> **DIRECTIVE**
Please copy out exactly, and only, the lines between the line with "Reproduce this chart with matplotlib." and the line with "110, 110, 137]", both included. Pictures are to be omitted.

Rows from a dataset of charts and code
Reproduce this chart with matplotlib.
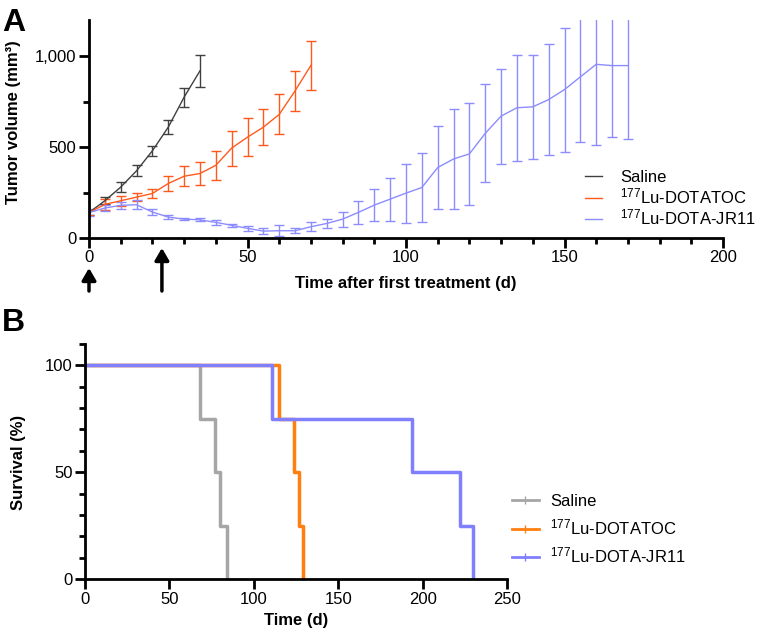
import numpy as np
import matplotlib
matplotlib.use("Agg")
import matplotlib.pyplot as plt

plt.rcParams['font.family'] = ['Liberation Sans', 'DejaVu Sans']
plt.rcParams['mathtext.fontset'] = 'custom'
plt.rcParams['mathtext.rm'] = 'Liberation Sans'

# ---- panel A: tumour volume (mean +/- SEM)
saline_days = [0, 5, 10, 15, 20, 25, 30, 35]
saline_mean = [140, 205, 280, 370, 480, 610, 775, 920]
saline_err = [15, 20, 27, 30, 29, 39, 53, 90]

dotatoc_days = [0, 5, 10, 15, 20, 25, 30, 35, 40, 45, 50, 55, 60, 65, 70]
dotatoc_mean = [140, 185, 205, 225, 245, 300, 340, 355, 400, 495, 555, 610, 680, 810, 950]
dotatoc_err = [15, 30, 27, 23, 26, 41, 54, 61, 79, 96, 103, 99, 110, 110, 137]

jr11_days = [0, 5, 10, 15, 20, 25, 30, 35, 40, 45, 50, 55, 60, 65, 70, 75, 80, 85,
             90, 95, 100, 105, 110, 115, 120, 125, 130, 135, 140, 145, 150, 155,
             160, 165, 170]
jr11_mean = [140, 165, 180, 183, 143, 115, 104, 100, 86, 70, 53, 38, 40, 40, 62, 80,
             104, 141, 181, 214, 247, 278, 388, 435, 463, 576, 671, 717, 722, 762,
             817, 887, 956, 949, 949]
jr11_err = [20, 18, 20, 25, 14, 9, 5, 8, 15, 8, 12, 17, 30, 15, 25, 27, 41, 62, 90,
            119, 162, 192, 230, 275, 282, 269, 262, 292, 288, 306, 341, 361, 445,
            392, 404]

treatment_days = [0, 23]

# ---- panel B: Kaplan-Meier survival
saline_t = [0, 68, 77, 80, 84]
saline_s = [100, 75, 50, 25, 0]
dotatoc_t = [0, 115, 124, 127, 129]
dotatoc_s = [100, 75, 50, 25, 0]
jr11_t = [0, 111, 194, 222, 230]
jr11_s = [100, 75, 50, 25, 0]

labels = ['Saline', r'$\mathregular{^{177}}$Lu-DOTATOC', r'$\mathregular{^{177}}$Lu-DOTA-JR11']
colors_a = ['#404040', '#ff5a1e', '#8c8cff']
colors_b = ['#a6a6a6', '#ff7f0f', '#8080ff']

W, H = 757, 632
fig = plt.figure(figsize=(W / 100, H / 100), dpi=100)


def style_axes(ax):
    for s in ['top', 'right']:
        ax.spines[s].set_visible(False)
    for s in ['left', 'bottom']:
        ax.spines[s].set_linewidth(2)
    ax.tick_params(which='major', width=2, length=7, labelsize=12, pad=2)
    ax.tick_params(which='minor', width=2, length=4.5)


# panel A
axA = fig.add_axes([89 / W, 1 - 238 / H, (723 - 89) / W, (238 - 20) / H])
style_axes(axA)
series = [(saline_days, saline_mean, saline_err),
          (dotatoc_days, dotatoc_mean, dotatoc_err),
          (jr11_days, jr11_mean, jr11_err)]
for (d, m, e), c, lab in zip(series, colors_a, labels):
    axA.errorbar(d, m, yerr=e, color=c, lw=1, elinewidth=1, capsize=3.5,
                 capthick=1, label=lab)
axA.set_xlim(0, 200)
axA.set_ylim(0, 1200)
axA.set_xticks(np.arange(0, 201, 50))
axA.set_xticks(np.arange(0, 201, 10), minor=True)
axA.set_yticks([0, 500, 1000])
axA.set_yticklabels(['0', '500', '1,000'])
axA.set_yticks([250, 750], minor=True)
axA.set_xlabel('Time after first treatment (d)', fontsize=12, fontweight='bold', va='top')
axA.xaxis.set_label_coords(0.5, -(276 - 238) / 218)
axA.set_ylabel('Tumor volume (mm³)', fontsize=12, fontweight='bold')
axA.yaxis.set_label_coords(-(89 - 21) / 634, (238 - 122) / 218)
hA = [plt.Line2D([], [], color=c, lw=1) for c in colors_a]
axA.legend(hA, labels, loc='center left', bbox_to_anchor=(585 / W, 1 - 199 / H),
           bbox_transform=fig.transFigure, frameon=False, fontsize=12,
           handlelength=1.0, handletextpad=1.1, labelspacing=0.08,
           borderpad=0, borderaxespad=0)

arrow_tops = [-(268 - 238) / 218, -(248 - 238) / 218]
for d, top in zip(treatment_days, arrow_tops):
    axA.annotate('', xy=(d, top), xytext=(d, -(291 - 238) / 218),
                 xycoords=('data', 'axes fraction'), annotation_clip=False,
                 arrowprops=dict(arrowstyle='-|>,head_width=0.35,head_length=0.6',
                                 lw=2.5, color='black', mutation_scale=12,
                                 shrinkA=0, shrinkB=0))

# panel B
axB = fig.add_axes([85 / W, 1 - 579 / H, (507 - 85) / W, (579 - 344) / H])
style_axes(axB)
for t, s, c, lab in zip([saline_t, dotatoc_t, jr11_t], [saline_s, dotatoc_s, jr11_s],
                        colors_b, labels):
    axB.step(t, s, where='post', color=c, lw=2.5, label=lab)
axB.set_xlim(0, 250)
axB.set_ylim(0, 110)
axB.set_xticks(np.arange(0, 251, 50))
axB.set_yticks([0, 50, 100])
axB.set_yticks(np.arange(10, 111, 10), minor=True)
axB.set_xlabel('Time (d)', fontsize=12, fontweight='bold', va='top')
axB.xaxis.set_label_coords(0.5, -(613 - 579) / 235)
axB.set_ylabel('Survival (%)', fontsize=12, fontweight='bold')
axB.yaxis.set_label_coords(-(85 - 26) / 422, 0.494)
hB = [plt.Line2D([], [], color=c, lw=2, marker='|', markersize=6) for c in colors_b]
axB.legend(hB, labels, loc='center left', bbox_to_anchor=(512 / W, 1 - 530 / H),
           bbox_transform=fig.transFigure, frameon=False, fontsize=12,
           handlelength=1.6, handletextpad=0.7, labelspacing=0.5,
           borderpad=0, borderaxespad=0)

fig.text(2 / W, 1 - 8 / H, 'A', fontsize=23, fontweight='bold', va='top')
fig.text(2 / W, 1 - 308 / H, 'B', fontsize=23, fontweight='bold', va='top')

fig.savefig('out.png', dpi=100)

---

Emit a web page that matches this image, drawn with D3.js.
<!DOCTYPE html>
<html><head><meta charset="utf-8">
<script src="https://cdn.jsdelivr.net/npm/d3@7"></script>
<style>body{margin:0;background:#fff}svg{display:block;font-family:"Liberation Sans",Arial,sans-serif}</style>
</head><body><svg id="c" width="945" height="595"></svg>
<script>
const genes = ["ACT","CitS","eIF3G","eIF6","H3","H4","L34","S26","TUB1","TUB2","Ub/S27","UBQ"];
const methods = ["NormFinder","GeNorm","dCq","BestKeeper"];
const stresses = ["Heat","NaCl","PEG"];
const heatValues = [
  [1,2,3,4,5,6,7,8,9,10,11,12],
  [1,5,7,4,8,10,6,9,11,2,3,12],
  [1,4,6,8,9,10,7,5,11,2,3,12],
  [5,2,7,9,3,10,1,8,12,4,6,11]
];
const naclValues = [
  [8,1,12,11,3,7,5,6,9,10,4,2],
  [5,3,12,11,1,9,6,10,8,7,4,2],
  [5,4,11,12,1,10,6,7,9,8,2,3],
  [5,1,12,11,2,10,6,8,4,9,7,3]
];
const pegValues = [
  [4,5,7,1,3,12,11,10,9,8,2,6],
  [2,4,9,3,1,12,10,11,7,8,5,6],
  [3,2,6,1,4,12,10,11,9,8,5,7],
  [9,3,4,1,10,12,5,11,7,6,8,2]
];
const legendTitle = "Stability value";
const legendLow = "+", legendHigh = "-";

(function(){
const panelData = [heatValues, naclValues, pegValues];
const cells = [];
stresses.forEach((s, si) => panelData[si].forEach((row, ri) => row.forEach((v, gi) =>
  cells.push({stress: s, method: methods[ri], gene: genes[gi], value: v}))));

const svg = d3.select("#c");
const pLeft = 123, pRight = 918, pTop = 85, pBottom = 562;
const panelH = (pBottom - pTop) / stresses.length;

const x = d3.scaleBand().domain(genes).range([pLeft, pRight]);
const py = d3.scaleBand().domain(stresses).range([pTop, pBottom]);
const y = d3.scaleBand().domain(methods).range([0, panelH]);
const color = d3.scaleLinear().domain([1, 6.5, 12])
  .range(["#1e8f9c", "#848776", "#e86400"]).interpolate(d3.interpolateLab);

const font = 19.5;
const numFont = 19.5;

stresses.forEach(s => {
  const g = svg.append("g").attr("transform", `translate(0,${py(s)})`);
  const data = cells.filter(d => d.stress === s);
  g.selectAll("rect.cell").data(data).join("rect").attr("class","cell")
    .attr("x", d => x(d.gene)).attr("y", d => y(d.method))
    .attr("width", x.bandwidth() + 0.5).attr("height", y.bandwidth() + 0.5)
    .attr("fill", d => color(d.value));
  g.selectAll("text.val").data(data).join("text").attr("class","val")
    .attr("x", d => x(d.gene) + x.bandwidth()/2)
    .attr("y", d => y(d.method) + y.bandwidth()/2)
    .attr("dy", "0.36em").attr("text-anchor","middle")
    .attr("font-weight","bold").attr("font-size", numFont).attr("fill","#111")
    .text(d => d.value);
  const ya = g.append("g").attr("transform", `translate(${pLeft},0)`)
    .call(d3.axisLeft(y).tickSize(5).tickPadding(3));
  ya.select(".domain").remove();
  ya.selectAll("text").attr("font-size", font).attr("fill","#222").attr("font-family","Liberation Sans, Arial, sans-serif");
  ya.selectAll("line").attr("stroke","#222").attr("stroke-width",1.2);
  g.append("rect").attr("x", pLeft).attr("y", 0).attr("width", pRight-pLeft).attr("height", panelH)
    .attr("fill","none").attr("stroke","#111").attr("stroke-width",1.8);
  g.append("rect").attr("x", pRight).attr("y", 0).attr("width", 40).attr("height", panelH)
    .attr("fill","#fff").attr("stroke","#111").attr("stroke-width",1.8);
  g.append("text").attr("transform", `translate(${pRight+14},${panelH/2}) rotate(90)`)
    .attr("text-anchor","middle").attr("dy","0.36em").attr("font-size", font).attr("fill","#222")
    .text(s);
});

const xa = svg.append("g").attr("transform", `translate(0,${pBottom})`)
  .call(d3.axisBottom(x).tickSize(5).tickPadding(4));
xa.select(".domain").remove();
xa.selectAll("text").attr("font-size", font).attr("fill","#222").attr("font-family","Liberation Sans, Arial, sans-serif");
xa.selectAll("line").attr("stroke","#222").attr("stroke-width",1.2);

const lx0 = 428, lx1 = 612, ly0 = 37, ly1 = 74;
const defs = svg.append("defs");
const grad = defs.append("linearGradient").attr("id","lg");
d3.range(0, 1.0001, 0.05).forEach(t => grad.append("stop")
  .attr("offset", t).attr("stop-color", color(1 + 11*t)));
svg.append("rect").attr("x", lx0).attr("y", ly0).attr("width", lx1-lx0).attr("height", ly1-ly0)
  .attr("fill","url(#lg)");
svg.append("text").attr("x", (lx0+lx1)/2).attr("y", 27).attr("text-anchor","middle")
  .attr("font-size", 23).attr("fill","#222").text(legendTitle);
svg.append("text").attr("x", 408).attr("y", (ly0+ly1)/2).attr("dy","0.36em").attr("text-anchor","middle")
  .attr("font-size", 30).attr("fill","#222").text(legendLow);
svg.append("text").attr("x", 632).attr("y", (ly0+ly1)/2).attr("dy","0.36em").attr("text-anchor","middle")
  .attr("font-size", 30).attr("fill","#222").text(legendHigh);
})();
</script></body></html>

> **RESPONSE TO THIS EXERCISE**
Reproduce this chart with matplotlib.
import numpy as np
import matplotlib
matplotlib.use("Agg")
import matplotlib.pyplot as plt

plt.rcParams['font.family'] = ['Liberation Sans', 'DejaVu Sans']
plt.rcParams['mathtext.fontset'] = 'custom'
plt.rcParams['mathtext.rm'] = 'Liberation Sans'

# ---- panel A: tumour volume (mean +/- SEM)
saline_days = [0, 5, 10, 15, 20, 25, 30, 35]
saline_mean = [140, 205, 280, 370, 480, 610, 775, 920]
saline_err = [15, 20, 27, 30, 29, 39, 53, 90]

dotatoc_days = [0, 5, 10, 15, 20, 25, 30, 35, 40, 45, 50, 55, 60, 65, 70]
dotatoc_mean = [140, 185, 205, 225, 245, 300, 340, 355, 400, 495, 555, 610, 680, 810, 950]
dotatoc_err = [15, 30, 27, 23, 26, 41, 54, 61, 79, 96, 103, 99, 110, 110, 137]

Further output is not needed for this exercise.